Often, color schemes that look great on a desktop computer look horrible on a mobile device – or even when you view the site on a laptop versus a desktop.  Make sure that the colors of your website also work on an iPhone.  Make sure your color choices, particularly font (text) color choices are still easily readable.

How fast is your site?

If your site takes too long to load on a mobile device, people are simply going to click the back button and go to your competitor’s site instead.  There are lots of sites that load with the seemingly speed of light, while others  are loading at a snail pace.  You want to make sure your site loads quickly, so you aren’t sending that potential home buyer or home seller to your competitors instead.  Often mobile versions of websites are “lighter” and load less items (such as not loading widgets or videos automatically) that it would load for a user on a desktop.

Having a mobile friendly version of your real estate site is crucial, especially in the years to come.  If your site doesn’t perform well on mobile devices and you haven’t looked into redesigning your site to handle that traffic better, you should definitely consider a plan to recrify that within the next year.

Creating neighborhood pages for your real estate site

waterparkIf you are real estate agents whose market area covers a large number of neighborhoods, small towns, and suburbs, it can be difficult to ensure the your website encompasses all these areas, and also so the potential homebuyers and home sellers know the you work in those particular neighborhoods and can help them either find what they’re looking for, or sell with they are looking to sell.

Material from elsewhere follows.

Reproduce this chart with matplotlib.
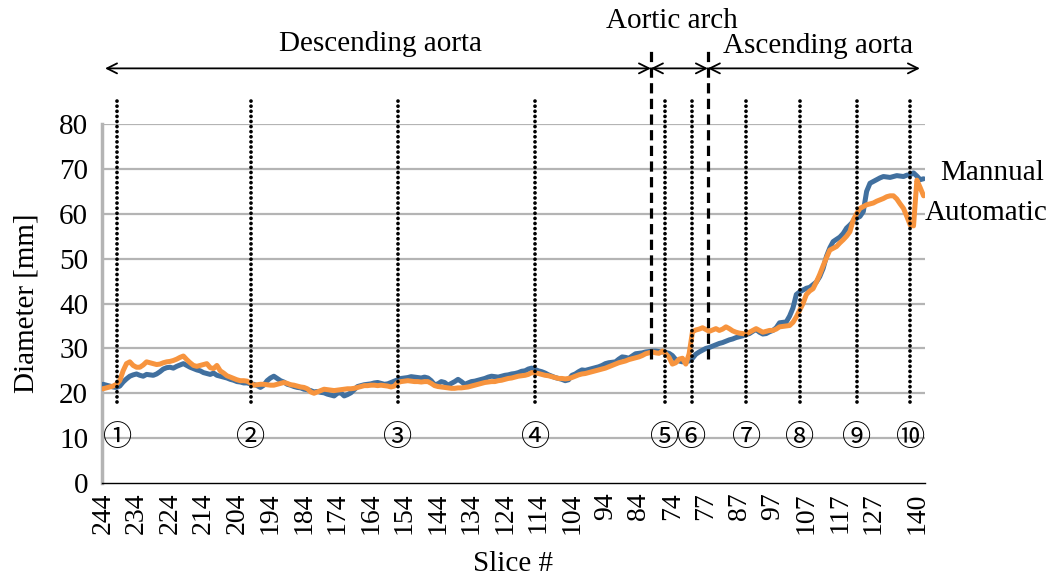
import matplotlib.pyplot as plt

# slice labels on the x axis (every 10 categories, plus the last one)
tick_labels = ['244', '234', '224', '214', '204', '194', '184', '174', '164',
               '154', '144', '134', '124', '114', '104', '94', '84', '74',
               '77', '87', '97', '107', '117', '127', '140']
tick_pos = [0, 10, 20, 30, 40, 50, 60, 70, 80, 90, 100, 110, 120, 130, 140,
            150, 160, 170, 180, 190, 200, 210, 220, 230, 243]

# diameter [mm], one value per slice (category index 0..245)
manual = [
    22.0, 21.8, 21.6, 21.4, 21.3, 21.6, 22.5, 23.2, 23.8, 24.1,
    24.3, 24.0, 23.8, 24.2, 24.1, 24.0, 24.3, 24.8, 25.4, 25.7,
    25.8, 25.6, 26.0, 26.3, 26.6, 26.2, 25.8, 25.5, 25.2, 25.0,
    24.6, 24.4, 24.2, 24.5, 24.0, 23.8, 23.6, 23.4, 23.1, 22.9,
    22.6, 22.5, 22.3, 22.3, 22.1, 22.0, 21.7, 21.3, 21.8, 22.8,
    23.4, 23.8, 23.3, 22.8, 22.5, 22.0, 21.8, 21.5, 21.3, 21.2,
    20.9, 20.8, 20.6, 20.3, 20.4, 20.2, 20.1, 19.8, 19.6, 19.4,
    20.0, 20.1, 19.4, 19.7, 20.1, 20.8, 21.5, 21.7, 21.9, 22.0,
    22.1, 22.3, 22.4, 22.2, 22.0, 22.1, 22.4, 22.7, 23.0, 23.3,
    23.4, 23.5, 23.7, 23.6, 23.5, 23.4, 23.6, 23.4, 22.8, 21.9,
    22.1, 22.6, 22.4, 21.8, 22.2, 22.6, 23.1, 22.6, 22.0, 22.3,
    22.6, 22.7, 22.9, 23.1, 23.3, 23.6, 23.8, 23.7, 23.6, 23.8,
    24.0, 24.1, 24.3, 24.4, 24.6, 24.9, 25.0, 25.4, 25.6, 25.3,
    25.0, 24.8, 24.5, 24.1, 23.8, 23.5, 23.3, 23.1, 22.8, 23.0,
    24.0, 24.3, 24.8, 25.2, 25.1, 25.3, 25.5, 25.7, 25.9, 26.2,
    26.6, 26.8, 26.9, 27.0, 27.6, 28.1, 28.0, 27.8, 28.3, 28.8,
    28.9, 29.0, 29.2, 29.3, 29.4, 29.4, 29.3, 29.2, 29.1, 28.9,
    28.4, 27.5, 27.2, 27.0, 27.1, 27.2, 27.8, 28.7, 29.2, 29.6,
    30.0, 30.2, 30.5, 30.8, 31.1, 31.3, 31.6, 31.9, 32.1, 32.4,
    32.6, 32.8, 33.1, 33.3, 33.8, 34.2, 33.6, 33.2, 33.3, 33.7,
    34.0, 34.6, 35.7, 35.8, 35.9, 37.2, 39.0, 42.0, 42.6, 43.0,
    43.4, 43.6, 44.2, 44.8, 46.0, 47.8, 50.5, 52.4, 53.8, 54.3,
    54.8, 55.6, 56.8, 57.5, 58.3, 59.0, 59.4, 60.5, 65.0, 66.8,
    67.2, 67.6, 68.0, 68.3, 68.2, 68.1, 68.3, 68.5, 68.4, 68.3,
    68.6, 68.7, 69.1, 68.4, 67.6, 67.8,
]
automatic = [
    21.0, 21.2, 21.4, 21.6, 22.0, 22.8, 25.0, 26.6, 27.0, 26.2,
    25.8, 25.8, 26.3, 27.0, 26.8, 26.6, 26.4, 26.5, 26.8, 27.0,
    27.1, 27.3, 27.6, 28.0, 28.3, 27.5, 26.8, 26.2, 26.0, 26.2,
    26.4, 26.6, 25.7, 25.5, 26.2, 25.0, 24.5, 23.9, 23.6, 23.3,
    23.0, 22.8, 22.8, 22.7, 22.3, 21.8, 21.9, 22.0, 22.0, 21.9,
    21.8, 21.8, 22.0, 22.2, 22.4, 22.2, 21.9, 21.8, 21.6, 21.4,
    21.3, 21.0, 20.3, 20.0, 20.3, 20.6, 20.9, 20.8, 20.7, 20.6,
    20.7, 20.8, 20.9, 21.0, 21.0, 21.1, 21.3, 21.5, 21.7, 21.7,
    21.8, 21.8, 21.7, 21.8, 21.7, 21.6, 21.4, 21.6, 22.4, 22.6,
    22.7, 22.8, 22.7, 22.6, 22.6, 22.5, 22.6, 22.6, 22.2, 21.7,
    21.5, 21.4, 21.3, 21.2, 21.1, 21.1, 21.2, 21.2, 21.3, 21.4,
    21.6, 21.8, 22.0, 22.2, 22.4, 22.5, 22.6, 22.6, 22.8, 22.9,
    23.1, 23.3, 23.4, 23.6, 23.8, 23.9, 24.0, 24.2, 24.6, 24.5,
    24.4, 24.2, 24.0, 23.9, 23.7, 23.5, 23.3, 23.3, 23.2, 23.3,
    23.5, 23.8, 24.1, 24.3, 24.4, 24.6, 24.8, 25.0, 25.2, 25.4,
    25.6, 25.9, 26.2, 26.5, 26.8, 27.0, 27.2, 27.5, 27.7, 27.9,
    28.1, 28.4, 28.8, 29.0, 29.2, 29.0, 28.9, 29.4, 28.8, 28.0,
    26.5, 26.8, 27.6, 27.8, 26.5, 28.8, 33.7, 34.1, 34.3, 34.6,
    34.2, 33.8, 34.1, 34.4, 34.0, 34.3, 34.8, 34.4, 33.9, 33.6,
    33.4, 33.3, 33.2, 33.6, 34.0, 34.4, 34.0, 33.6, 33.8, 34.0,
    34.0, 34.3, 34.8, 34.9, 35.0, 35.1, 35.8, 37.0, 38.5, 40.0,
    42.0, 42.8, 43.3, 44.8, 46.5, 48.4, 50.2, 51.9, 52.3, 52.7,
    53.5, 54.2, 55.0, 56.0, 58.6, 60.0, 61.2, 61.6, 62.0, 62.2,
    62.4, 62.8, 63.1, 63.4, 63.8, 64.0, 64.0, 63.3, 62.2, 61.2,
    59.4, 57.5, 57.3, 67.5, 65.8, 64.0,
]

# measurement landmarks (category index) and the aortic arch limits
landmark_pos = [4.2, 44.2, 88, 129, 167.8, 175.8, 192, 208, 225, 241]
landmark_labels = ['①', '②', '③', '④', '⑤', '⑥', '⑦', '⑧', '⑨', '⑩']
arch_start = 163.6
arch_end = 180.6

plt.rcParams['font.family'] = ['Liberation Serif', 'DejaVu Serif']

fig = plt.figure(figsize=(10.55, 5.79), dpi=100)
ax = fig.add_axes([0.0967, 0.1658, 0.780, 0.620])

x = list(range(len(manual)))

# grid
for v in range(10, 81, 10):
    ax.axhline(v, color='#b4b4b4', lw=1.6, zorder=1)

# curves
ax.plot(x, manual, color='#41709f', lw=3.6, zorder=3, solid_capstyle='round',
        solid_joinstyle='round')
ax.plot(x, automatic, color='#f7943e', lw=3.6, zorder=4, solid_capstyle='round',
        solid_joinstyle='round')

# dotted landmark lines + circled numbers
for p, lab in zip(landmark_pos, landmark_labels):
    ax.plot([p, p], [18, 86], color='black', lw=2.7,
            linestyle=(0, (0.01, 1.35)), dash_capstyle='round',
            clip_on=False, zorder=5)
    ax.text(p, 10, lab, ha='center', va='center', fontsize=21,
            family=['Noto Sans CJK JP', 'DejaVu Sans'], zorder=6)

# dashed arch borders
for p in [arch_start, arch_end]:
    ax.plot([p, p], [27.6, 96.7], color='black', lw=2.3,
            linestyle=(0, (3.2, 1.7)), clip_on=False, zorder=5)

# region arrows on top
arrow_y = 92.4
for a, b in [(0.6, arch_start), (arch_start, arch_end), (arch_end, 243.9)]:
    ax.annotate('', xy=(b, arrow_y), xytext=(a, arrow_y),
                arrowprops=dict(arrowstyle='<->', color='black', lw=1.3,
                                shrinkA=0, shrinkB=0, mutation_scale=18),
                annotation_clip=False)

ax.text(82.7, 97.8, 'Descending aorta', ha='center', va='center', fontsize=21)
ax.text(169.9, 102.9, 'Aortic arch', ha='center', va='center', fontsize=21)
ax.text(213.4, 97.3, 'Ascending aorta', ha='center', va='center', fontsize=21)

# series labels at the line ends
ax.text(249.9, 69.1, 'Mannual', ha='left', va='center', fontsize=21)
ax.text(245.4, 60.2, 'Automatic', ha='left', va='center', fontsize=21)

# axes styling
ax.set_xlim(-0.3, 245.4)
ax.set_ylim(0, 80)
ax.set_yticks(range(0, 81, 10))
ax.set_xticks(tick_pos)
ax.set_xticklabels(tick_labels, rotation=90)
ax.tick_params(axis='x', length=0, pad=7, labelsize=20)
ax.tick_params(axis='y', length=0, pad=10, labelsize=21)

for s in ['top', 'right']:
    ax.spines[s].set_visible(False)
ax.spines['left'].set_color('#b4b4b4')
ax.spines['left'].set_linewidth(2.5)
ax.spines['bottom'].set_color('black')
ax.spines['bottom'].set_linewidth(1.0)

ax.set_xlabel('Slice #', fontsize=21, labelpad=12)
ax.set_ylabel('Diameter [mm]', fontsize=21, labelpad=14)

fig.savefig('out.png', dpi=100)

Which neighborhoods do you market in?

First, make a list of all the neighborhoods in areas you market to, and rank them from most important to least important. Now you want to focus on the ones you consider most important first, as these are the ones that you either are most active in or bring the most commission in for.

Discover what is awesome about each neighborhood

Second, you want to find unique things about those neighborhoods. Don’t just consider the public schools, investigate private schools, charter schools and even the sought after preschools. Look at the activities that are popular in each area. Are there museums, great parks, touristy attractions, great shopping districts, great hikes or bike paths?  Water parks for kids? Great local farmer’s markets to buy organic produce?  Are some neighborhoods better suited to growing families, or eco-friendly types?  Which is pet friendly?  Ideally, you want to gather up all the information potential home buyer looking at the various neighborhoods would want to know, and things that you can tempt them with that can sway them to one particular neighborhood over another one that you might not sell as much in.

Show off your knowledge

Any real estate agent can tell you the population per capita, the median house value, the average annual income for family – for the most part that stuff is pretty boring and if someone needs it, they can find it very easily. Instead you want to show off that you know these neighborhoods, the are active in them, that you are very familiar with what each neighborhood has to offer. Spouting off per capita figures is not going to show that,  but talking about the great lakeside walking path or the historical museum does show off the you know what neighborhood intimately.

Tell potential homebuyers about why each neighborhood is unique and interesting

Now, you want to create webpages for each of these neighborhoods. Go out on a sunny day and take some pictures.  Write up all the interesting things about each neighborhood, and this means either you or someone you trust in your office writes it up, as you need to have all original content for each of these neighborhoods. If you just “borrow” content from another websites, it will rank in Google, and you could find yourself being sued for stealing the content – something you definitely don’t want have associated with your real estate site.  And make sure that these pages do have a lot of details. A short four line paragraph won’t get the job done, but having four or more paragraphs will.

Link them up!

Don’t forget to include links to some of the interesting places include, like museums or parks or annual events. Remember your website is in a vacuum, you want to give your visitors the tools to find more information easily, so that they know they can then go off later to click through some of these links, rather than feeling they have to stop everything and Google that great museums you mention right away.  Not giving them a way to leave won’t make it less likely that they they will leave your website.

Bringing all your neighborhood pages together

You also want to create a great landing page for all these neighborhoods, where you will then link out to each of your neighborhood pages. So your landing page could include things like a map so a person can see easily where the different neighborhoods are located in, small photo or two of each of the neighborhoods so that homebuyers can get a sense of the type of neighborhood each is, such as some are known for Victorian-style houses, whereas others might be known for their more modern approach to buildings. You want to include a short blurb about each neighborhood, short little snippet that also gives people an idea about each neighborhood, with the link to the in-depth neighborhood page created.

Show off your neighborhood pages on your homepage

Now, you will want to link to this landing page from the home page of your real estate site. You can choose one of your pictures from one of the neighborhoods  and feature that on the homepage along with the blurb about “Can’t decide which Seattle neighborhood is best for you?  We can tell you the best features about each!”

Keep them updated

Don’t forget to go back and ads any new details, or update on things like new parks that have opened, summer fairs – basically anything that’s happening in each of those neighborhoods that is interesting, that is new and that people are excited about.  It is always a good idea to go back to update and refresh these neighborhood pages every few months. You might have mentioned that great local coffeehouse on the corner that is since closed its doors, or have some other information that becomes dated, and that is not the impression you want to give potential clients.  And this could include going back and taking the photos every few months, and don’t forget you can then pin them to Pinterest!

Promote them!

Don’t shy about promoting these pages. If someone says they’re not sure what neighborhood they should be considering, or they’re trying to decide between two, recommend these pages so they can look at things more in depth.  And there’s lots of opportunity on Facebook and Twitter as well if you see discussion about what neighborhood to live in.

Many real estate agents make the mistake of only looking at the larger market area, such as Seattle instead of Kirkland or the Queen Anne neighborhood, not to mention “Seattle real estate” is going have some pretty hefty competition, whereas “Queen Anne real estate” is not nearly as competitive, and you can set yourself apart that way with these great neighborhood pages.